British, French, and American attitudes and policies towards the rebirth of Poland, 1914-1921

Clark, John Denis Havey January 2015 (has links)
This thesis considers how attitudes shaped British, French, and American policy regarding the rebirth of Poland. From the outbreak of war in 1914 to the plebiscite in Upper Silesia in 1921, Allied and American policy-makers first considered whether Poland should be an independent state and then where its borders should be. As they did this, they developed attitudes about these questions, for instance about Poles and the right or ability of the Polish nation to administer a modern state. Such considerations assumed that national character exists and is important in the success or failure of a country. My research draws on literature from social psychology in defining the development of such understandings as consistent with stereotyping, in other words using generalisations about social groups to understand those groups or individuals. Allied and American policy-makers considered Poles to be, for instance, quarrelsome, aggressive, anti-Semitic, pitiable, passionate, or loyal. The thesis begins by examining pre-war attitudes to Poland and the impact of the war on these and on the diplomacy of the Polish question. It then discusses the re-emergence of an independent Poland in 1918 and the impact on policies and attitudes of the Polish delegation’s claims at the Paris Peace Conference, of events on the ground, and of the Russo-Polish War.
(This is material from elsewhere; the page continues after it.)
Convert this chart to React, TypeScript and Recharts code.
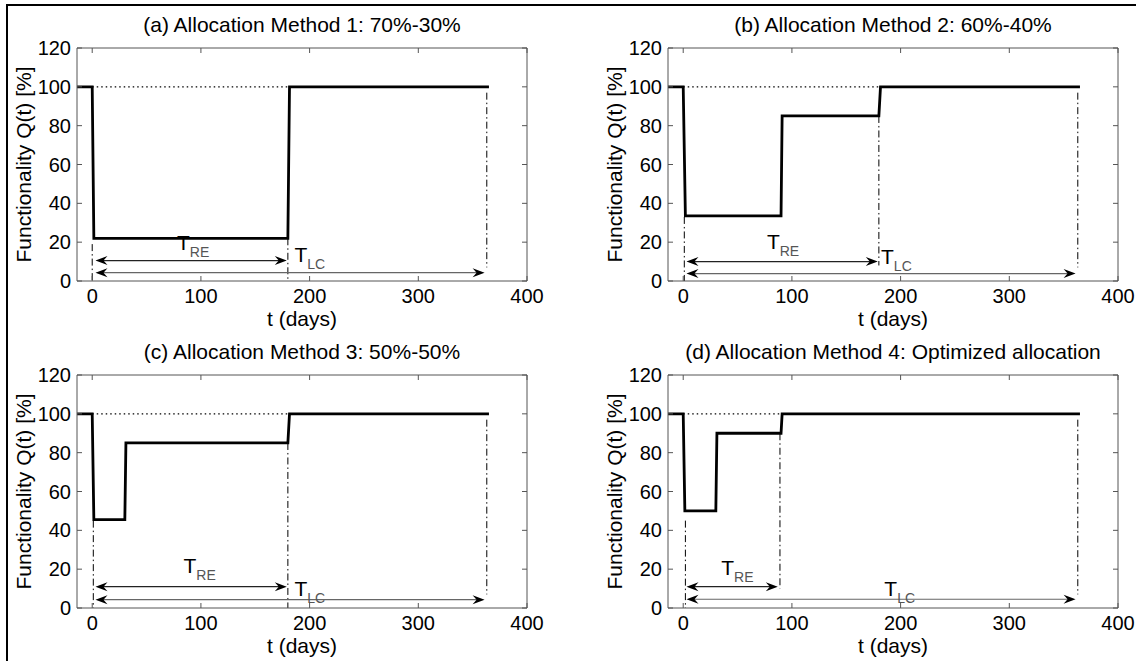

Allied and American decision-making on the rebirth of Poland was central for European diplomacy not only because the attitudes they expressed left lingering grudges on both sides, but also because Poland’s frontiers were an irritant throughout the interwar period until Germany and Russia invaded Poland in September 1939. Moreover, the conclusion that attitudes were a factor in decision-making contributes to a growing recognition among international historians and international relations theorists that it is necessary to look beyond individuals' 'rational' motivations.